L'économique est la partie apprente de l’iceberg qui est à la fois sociologique, moral, cognitif, organisationnel... C’est pour cela que, souvent, des modèles «bien pensés» dévient de leurs principes fondateurs. Ainsi, le modèle libéral s’est avéré propice à la formation d’une économie de rente assortie de corruption, le modèle dit communiste a pris la forme d’un capitalisme d’Etat, favorisé la constitution d’une classe bureaucratique privilégiée et autoritaire, le modèle productiviste a dévié vers l’accaparement des richesses par une minorité et l’accroissement de la pauvreté parmi les populations. A chaque modèle son dérapage.
Sans connaissance du système social, ses structures, ses valeurs culturelles dont ses représentations de l’autre, du travail, de la propriété, de la richesse et de la pauvreté, il n’y a pas de modèle économique qui soit à l’abri des déviations, des dysfonctionnements et du risque d’échec dans la réalisation des objectifs visés.

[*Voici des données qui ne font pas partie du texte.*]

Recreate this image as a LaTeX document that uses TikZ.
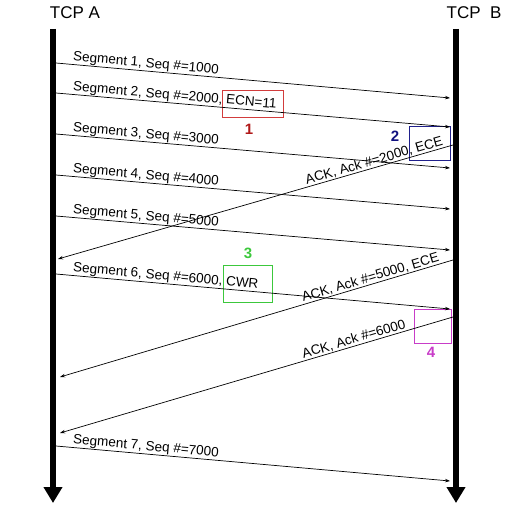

Avant de chercher à reproduire des modèles puisés dans la science établie et ses préceptes reconnus, il importe de poser un regard scrutateur sur le contexte social auquel on s’adresse. Ce regard devra tout d’abord être débarrassé des idées reçues pour s’intéresser, sans parti pris, aux pratiques de production et de distribution des richesses, aux obstacles qui s’opposent au changement, qu’ils soient sociaux, techniques, économiques ou financiers. Cela n’est pas pour dire qu’on n’a pas besoin de science économique, bien au contraire. Mais à côté des sciences économiques, il y a besoin de plus d’une science humaine pour passer d’une économie de rente, ou dominée par l’informel, ou sous-développée technologiquement ou tout cela à la fois. Si, en plus, on se trouve dans un contexte démocratique, il faudra s’interroger sur les ressorts des comportements individuels et collectifs : pourquoi la productivité du travail est-elle faible dans plus d’un secteur dont l’administratif ? Pourquoi l’économie de rente et l’économie informelle se développent-elles? Pourquoi la dynamique entrepreneuriale varie considérablement d’une région à l’autre du pays ? Pourquoi les jeunes diplômés manifestent une préférence pour la fonction publique plutôt que l’entrepreneuriat ou l’emploi dans le secteur privé ? Pourquoi la fuite des cerveaux ? Pourquoi le taux de participation des femmes à la population active dans notre pays s’est-il figé à moins de 30% durant des décennies? Pourquoi des entrepreneur-e-s préfèrent-ils exercer dans le secteur informel ? Toutes ces questions et d’autres ne trouvent pas de réponse strictement économique. Sans doute faut-il chercher des éléments explicatifs en rapport avec l’histoire, la géographie, la structure et l’organisation sociales, la culture… et les rapports de force dominants.
Dans son livre Le capital au XXIe siècle, Thomas Piketty a reproché à l’économie une «passion puérile» pour les mathématiques et un manque d’intérêt pour les autres sciences sociales et la culture. Il constate que la concentration de la richesse aux mains d’une catégorie sociale privilégiée par son héritage ou par son statut de CEO aux commandes de grandes sociétés est une tendance qui s’est perpétuée durant des siècles. C’est ce qu’il a démontré en s’appuyant sur l’analyse des données de ces pays riches que sont les Etats-Unis, le Royaume-Uni, la France, l’Allemagne et le Japon. Cette tendance a résisté malgré les règles censées modérer les comportements et l’organisation sociale qui la favorisent.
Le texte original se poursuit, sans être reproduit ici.